Many adults were still wearing 'Riverdance' -style costumes in stretch velvet. In mainland Europe there are a lot of adult irish dancers that also dance in competitions. Yet none of them were wearing a "real" solo dress.
Anita was the first customer to order from Lowland Design and this is her second solo dress. The base is made of a dark green taft and the applique is in copper foil and silver and mint green satin. To give her a bit of a flash, we took a gold satin for the lining.

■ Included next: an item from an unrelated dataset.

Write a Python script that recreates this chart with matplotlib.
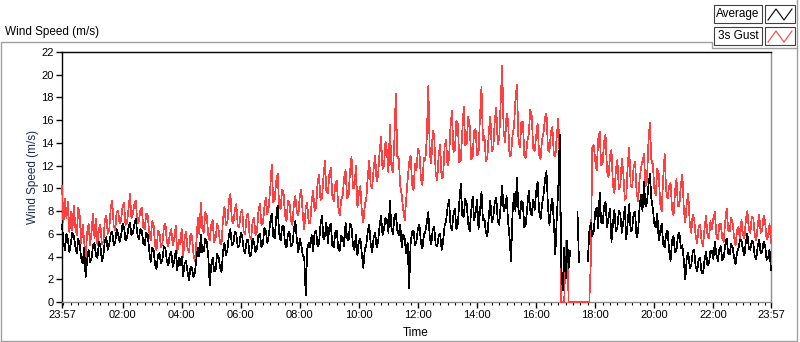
import matplotlib.pyplot as plt
import numpy as np
from matplotlib.lines import Line2D
from matplotlib.patches import Rectangle

nan = np.nan

# 3-minute samples from 23:57 to 23:57 next day (481 points), m/s
# one row per hour
gust_speed = [
    10.2, 7.0, 9.1, 7.4, 8.8, 6.1, 7.9, 6.3, 8.5, 6.6, 5.9, 8.3, 7.6, 5.2, 6.8, 5.4, 3.8, 6.1, 6.9, 5.0,
    6.2, 7.8, 5.6, 7.3, 5.0, 6.4, 6.8, 5.1, 5.3, 7.2, 7.6, 6.0, 6.4, 8.3, 8.9, 6.7, 6.3, 7.9, 8.0, 6.9,
    7.2, 8.4, 8.7, 6.8, 7.0, 8.1, 9.5, 7.4, 7.8, 8.6, 8.9, 6.9, 7.1, 8.0, 8.3, 6.6, 6.4, 7.8, 7.6, 6.2,
    5.4, 7.1, 6.8, 5.0, 4.6, 6.3, 6.1, 4.8, 5.2, 6.6, 6.9, 5.3, 4.9, 6.0, 6.4, 5.0, 5.6, 6.7, 4.3, 5.5,
    5.1, 6.4, 3.9, 5.6, 6.2, 4.7, 4.4, 6.0, 5.8, 4.2, 3.6, 5.3, 7.4, 6.0, 8.7, 6.5, 6.1, 7.9, 7.6, 5.9,
    5.4, 6.8, 7.2, 5.3, 5.6, 6.9, 6.4, 5.2, 5.1, 7.3, 8.4, 6.8, 7.0, 8.9, 9.5, 7.2, 6.9, 8.1, 8.6, 6.7,
    6.6, 7.9, 8.1, 6.2, 6.0, 7.6, 7.8, 5.8, 5.5, 7.0, 7.4, 5.9, 6.2, 8.0, 8.6, 6.8, 6.9, 8.3, 9.2, 7.7,
    8.4, 10.1, 12.1, 8.8, 9.0, 10.6, 11.3, 8.5, 8.2, 9.9, 9.6, 7.6, 7.1, 8.9, 8.8, 7.2, 6.8, 8.6, 9.3, 7.9,
    7.6, 9.4, 9.9, 7.7, 6.4, 8.3, 8.7, 7.0, 6.9, 8.8, 9.8, 8.0, 8.3, 10.4, 11.2, 9.0, 9.1, 11.0, 12.4, 9.7,
    9.6, 11.2, 11.8, 9.4, 8.9, 10.3, 10.7, 8.4, 7.6, 9.0, 9.4, 10.9, 11.6, 9.1, 9.3, 11.5, 12.8, 10.0, 10.1, 12.0,
    8.3, 9.6, 10.2, 7.9, 7.0, 8.5, 9.1, 11.0, 12.4, 10.3, 10.0, 11.8, 12.9, 10.6, 11.1, 13.2, 14.5, 11.7, 12.0, 14.1,
    13.2, 11.4, 15.6, 12.0, 11.4, 14.2, 18.3, 12.8, 12.6, 10.2, 9.4, 8.1, 7.2, 9.0, 10.8, 12.3, 12.9, 10.4, 9.8, 12.2,
    11.6, 13.5, 13.1, 10.8, 10.3, 12.7, 12.5, 14.6, 19.0, 13.0, 12.2, 15.1, 14.6, 11.3, 10.7, 12.9, 13.8, 10.9, 11.0, 13.6,
    14.3, 12.0, 12.6, 15.4, 16.8, 13.2, 13.4, 15.9, 15.7, 12.3, 12.5, 15.0, 17.2, 13.8, 14.0, 16.3, 15.5, 12.6, 12.8, 15.1,
    15.2, 12.9, 13.1, 16.4, 18.9, 14.2, 14.6, 12.4, 12.7, 15.1, 16.3, 13.3, 13.5, 16.0, 17.1, 13.9, 14.4, 17.6, 20.8, 15.0,
    14.1, 16.6, 16.0, 12.8, 12.9, 14.7, 15.4, 17.8, 19.1, 14.3, 13.6, 15.8, 15.9, 12.9, 12.7, 14.1, 14.8, 16.9, 16.4, 13.5,
    13.3, 14.6, 15.7, 13.0, 12.6, 14.3, 14.9, 16.2, 16.6, 13.4, 13.2, 15.0, 15.4, 12.9, 12.8, 14.7, 16.1, 12.4, 0.0, 0.0,
    0.0, 5.4, 5.3, 0.0, 0.0, 0.0, 0.0, 0.0, 0.0, 0.0, 0.0, 0.0, 0.0, 0.0, 0.0, 0.0, 0.0, 0.0, 3.5, 13.6,
    13.8, 12.4, 11.6, 14.3, 15.0, 12.0, 12.2, 14.1, 14.7, 11.5, 11.0, 12.8, 13.4, 10.2, 9.6, 11.7, 12.5, 9.9, 10.3, 12.6,
    11.4, 9.0, 9.2, 12.1, 13.6, 10.3, 10.1, 11.9, 12.3, 9.7, 8.9, 10.8, 11.8, 12.4, 13.0, 10.2, 10.6, 14.0, 15.8, 12.5,
    12.1, 10.0, 9.4, 11.7, 11.3, 8.6, 8.0, 10.9, 13.0, 9.8, 9.1, 10.2, 10.5, 8.2, 7.6, 9.7, 10.8, 8.4, 8.5, 10.4,
    11.2, 8.1, 7.0, 8.8, 9.5, 6.9, 6.1, 7.7, 7.3, 5.8, 5.2, 6.6, 6.8, 5.4, 4.9, 6.5, 7.6, 5.9, 5.6, 7.1,
    6.4, 7.4, 7.9, 5.9, 5.5, 6.8, 6.9, 5.6, 5.3, 7.1, 8.2, 6.3, 6.2, 7.4, 7.0, 5.7, 5.0, 6.3, 6.6, 5.4,
    7.2, 6.0, 5.6, 7.3, 8.0, 6.4, 6.1, 7.5, 7.4, 5.9, 5.4, 6.7, 7.7, 6.1, 6.3, 7.6, 7.1, 5.5, 5.8, 6.9,
    5.2,
]

avg_speed = [
    6.8, 5.2, 4.6, 6.0, 5.5, 4.4, 5.2, 6.1, 5.8, 4.9, 4.3, 5.6, 5.0, 3.9, 3.4, 4.8, 2.2, 3.7, 4.6, 3.5,
    3.8, 5.0, 5.2, 4.1, 3.9, 5.3, 4.9, 3.6, 4.1, 5.4, 5.7, 4.6, 5.1, 6.0, 6.2, 5.0, 5.2, 6.4, 6.0, 5.3,
    5.8, 6.9, 6.6, 5.4, 5.6, 6.5, 7.0, 5.9, 6.1, 6.8, 7.3, 6.0, 5.5, 6.4, 6.3, 5.2, 5.0, 6.1, 5.9, 4.6,
    3.5, 4.8, 4.6, 3.3, 2.9, 4.1, 4.3, 3.4, 3.8, 4.9, 4.7, 3.6, 3.2, 4.2, 4.4, 3.1, 3.6, 4.5, 2.8, 3.9,
    3.2, 4.0, 2.3, 3.4, 3.6, 2.6, 1.9, 3.1, 3.0, 2.2, 2.6, 3.8, 4.8, 4.0, 5.9, 4.4, 4.5, 5.6, 5.3, 4.1,
    1.5, 3.2, 3.9, 2.7, 2.8, 4.2, 4.0, 3.0, 2.6, 4.4, 5.2, 4.1, 4.6, 5.9, 6.4, 5.0, 5.1, 6.2, 6.0, 4.8,
    4.9, 6.1, 5.8, 4.6, 4.3, 5.4, 5.5, 4.0, 4.1, 5.6, 5.2, 4.4, 4.7, 5.9, 6.0, 4.8, 5.1, 6.5, 6.3, 5.2,
    5.9, 7.0, 7.8, 5.8, 5.6, 7.4, 8.5, 6.0, 5.4, 6.6, 6.7, 5.1, 4.8, 6.0, 6.2, 4.9, 5.0, 6.4, 7.1, 5.5,
    4.4, 5.6, 5.0, 4.1, 3.9, 0.6, 4.6, 5.2, 4.8, 5.9, 4.5, 6.1, 6.3, 4.9, 5.1, 6.8, 7.6, 5.5, 5.8, 7.0,
    5.2, 6.6, 6.9, 5.0, 4.8, 6.1, 6.3, 4.7, 4.5, 5.8, 5.7, 4.9, 7.0, 5.6, 5.4, 6.9, 6.6, 5.0, 4.6, 5.9,
    4.1, 5.3, 5.6, 4.2, 3.0, 4.6, 5.0, 6.2, 6.8, 5.1, 4.4, 5.7, 6.1, 4.8, 5.3, 6.7, 7.6, 5.9, 6.4, 7.4,
    7.2, 6.1, 8.9, 6.6, 6.0, 7.4, 7.8, 6.3, 5.9, 6.8, 4.8, 5.9, 5.6, 4.3, 5.2, 1.2, 5.1, 6.2, 6.3, 5.0,
    5.4, 6.5, 6.8, 5.2, 4.7, 5.9, 6.2, 7.0, 7.9, 5.6, 5.1, 6.4, 6.6, 5.0, 4.9, 5.8, 6.0, 4.6, 5.3, 6.7,
    7.1, 8.3, 9.0, 6.8, 6.3, 7.7, 8.2, 6.4, 6.9, 8.8, 10.4, 7.6, 7.5, 9.1, 8.6, 6.9, 6.2, 8.0, 9.3, 7.2,
    7.8, 9.0, 6.4, 8.1, 9.7, 7.2, 7.3, 6.1, 5.8, 7.6, 8.9, 7.0, 7.5, 8.8, 9.2, 7.1, 6.8, 8.5, 10.2, 8.0,
    8.4, 9.3, 7.1, 5.6, 3.6, 7.8, 9.5, 8.0, 10.9, 8.2, 7.4, 8.9, 8.7, 6.6, 6.9, 8.4, 9.8, 8.1, 7.6, 9.0,
    8.1, 9.7, 10.6, 8.0, 7.3, 8.6, 9.4, 10.8, 11.5, 8.4, 6.8, 8.3, 9.1, 7.0, 4.2, 7.5, 10.1, 14.7, 3.2, 1.0,
    4.8, 2.1, 5.4, 3.0, 4.5, nan, nan, nan, nan, 7.9, 3.5, nan, nan, nan, nan, nan, 3.6, 6.2, 7.0, 5.8,
    6.2, 7.9, 8.3, 6.5, 9.6, 7.0, 6.9, 8.4, 8.8, 6.6, 7.4, 8.2, 5.3, 6.9, 8.1, 6.2, 6.6, 8.0, 7.7, 6.1,
    7.0, 8.4, 5.5, 7.1, 8.6, 6.2, 6.4, 7.8, 7.9, 5.7, 6.1, 8.3, 9.4, 8.0, 10.6, 8.4, 8.7, 10.2, 11.3, 9.1,
    8.2, 6.9, 6.6, 7.8, 5.4, 6.2, 6.9, 5.1, 4.8, 6.0, 6.3, 4.5, 3.6, 5.4, 5.8, 4.4, 4.5, 5.9, 6.1, 4.7,
    5.0, 3.6, 2.0, 3.9, 4.3, 3.0, 3.2, 4.4, 4.6, 3.1, 2.7, 3.8, 3.9, 2.6, 2.5, 3.7, 4.4, 3.2, 3.4, 4.5,
    4.5, 3.8, 5.3, 4.2, 3.6, 4.6, 4.9, 3.7, 3.9, 5.0, 5.6, 4.3, 4.2, 5.1, 4.8, 3.9, 3.3, 4.4, 4.7, 5.5,
    5.4, 4.6, 4.1, 5.3, 6.0, 4.7, 4.6, 5.4, 5.2, 4.0, 3.8, 4.9, 5.5, 4.3, 4.4, 5.3, 5.0, 3.7, 3.9, 4.6,
    2.8,
]

# hours since 23:57
hours = np.arange(len(avg_speed)) * 0.05
tick_hours = [0] + [2.05 + 2 * k for k in range(11)] + [24]
tick_labels = ["23:57", "02:00", "04:00", "06:00", "08:00", "10:00", "12:00",
               "14:00", "16:00", "18:00", "20:00", "22:00", "23:57"]

W, H = 800, 342
FONT = "Liberation Sans"
plt.rcParams["font.family"] = [FONT, "DejaVu Sans"]


def px(x, y):
    return x / W, 1 - y / H


fig = plt.figure(figsize=(W / 100, H / 100), dpi=100)
ax = fig.add_axes([62 / W, 1 - 302 / H, (771 - 62) / W, (302 - 52) / H])

# LabVIEW draws 1-px aliased traces
ax.plot(hours, gust_speed, color="#ff4040", lw=0.5, zorder=3, clip_on=False,
        antialiased=False)
ax.plot(hours, avg_speed, color="black", lw=0.5, zorder=4, clip_on=False,
        antialiased=False)

ax.set_xlim(0, 24)
ax.set_ylim(0, 22)
ax.set_yticks(range(0, 23, 2))
ax.set_xticks(tick_hours)
ax.set_xticklabels(tick_labels)
ax.set_xticks(np.arange(0.05, 24, 0.25), minor=True)
ax.tick_params(axis="both", which="major", direction="out", length=4, width=1,
               labelsize=8, pad=2, color="black")
ax.tick_params(axis="x", which="minor", direction="out", length=2.5, width=0.8)
ax.tick_params(axis="y", which="minor", length=0)

for side in ("left", "top"):
    ax.spines[side].set_color("black")
for side in ("bottom", "right"):
    ax.spines[side].set_color("#8c8c8c")
for sp in ax.spines.values():
    sp.set_linewidth(1)

fig.text(*px(5, 32), "Wind Speed (m/s)", fontsize=8.5, ha="left", va="center")
fig.text(*px(33, 177), "Wind Speed (m/s)", fontsize=8.5, rotation=90,
         ha="center", va="center", color="#1c2b52")
fig.text(*px(416, 333), "Time", fontsize=8.5, ha="center", va="center")

# outer frame
gray = "#a0a0a0"
frame_x, frame_y = zip(*[px(0.5, 341), px(0.5, 42), px(712, 42), px(712, 48),
                         px(797, 48)])
fig.add_artist(Line2D(frame_x, frame_y, color=gray, lw=1))
fx, fy = zip(*[px(0.5, 341), px(797, 341), px(797, 0)])
fig.add_artist(Line2D(fx, fy, color=gray, lw=1))

# legend
legend_rows = [("Average", "black", 5), ("3s Gust", "#ff4040", 27)]
for name, col, top in legend_rows:
    x0, y0 = px(714, top + 18)
    fig.add_artist(Rectangle((x0, y0), 48 / W, 18 / H, facecolor="white",
                             edgecolor="#404040", lw=0.8))
    fig.text(*px(738, top + 9), name, fontsize=8.5, ha="center", va="center")
    x1, y1 = px(765, top + 18)
    fig.add_artist(Rectangle((x1, y1), 30 / W, 18 / H, facecolor="white",
                             edgecolor="#404040", lw=0.8))
    zx, zy = zip(*[px(768, top + 15), px(776, top + 4), px(784, top + 15),
                   px(792, top + 4)])
    fig.add_artist(Line2D(zx, zy, color=col, lw=0.8))

fig.savefig("out.png", dpi=100)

My designing skills were growing and I have always tried to keep a balance with the 'celtic feel' . The cerise dress is a perfect example of my earlier stage in design work. I am a firm believer of using larger shapes to create an attractive dress with stage-appeal. In dresses today, there is a stunning amount of detail and although it's pretty, not everything is suitable for larger distance between the dancer and the adjudicator (JMHO). Of course, it's the dancing that is judged -not the dress.
But if we stay with the point about contrast we can clearly see I did my best to get it. All the primary colors are there, large shapes, shiny with different textures...this dress has it all! It was the first dress (except from my own solo) I got to put a holographic glitterdot on as applique. When first approving the design, the customer wasn't too sure about it. She did not want the dress to become a "Vegas" number. If we only knew then how the fashion was going to change!

Thursday, December 28, 2006

My first entry

OK... I have decided a blog would be easier to keep up than my own static website ( www.lowlanddesign.com ). I hope to show off my work in this blog, and would like to believe the people visiting will enjoy the dresses I have to show them.
I will soon start to add some pictures of my recent work. Older ones first and then work up to my most recent projects.

To start things off, here is the first dress I ever worked on. The lovely lady in the picture is Lynne. She has shown me that you *can* make your own solo dress. If she would not have made this, I certainly would have never dared to start the dressmaking adventure.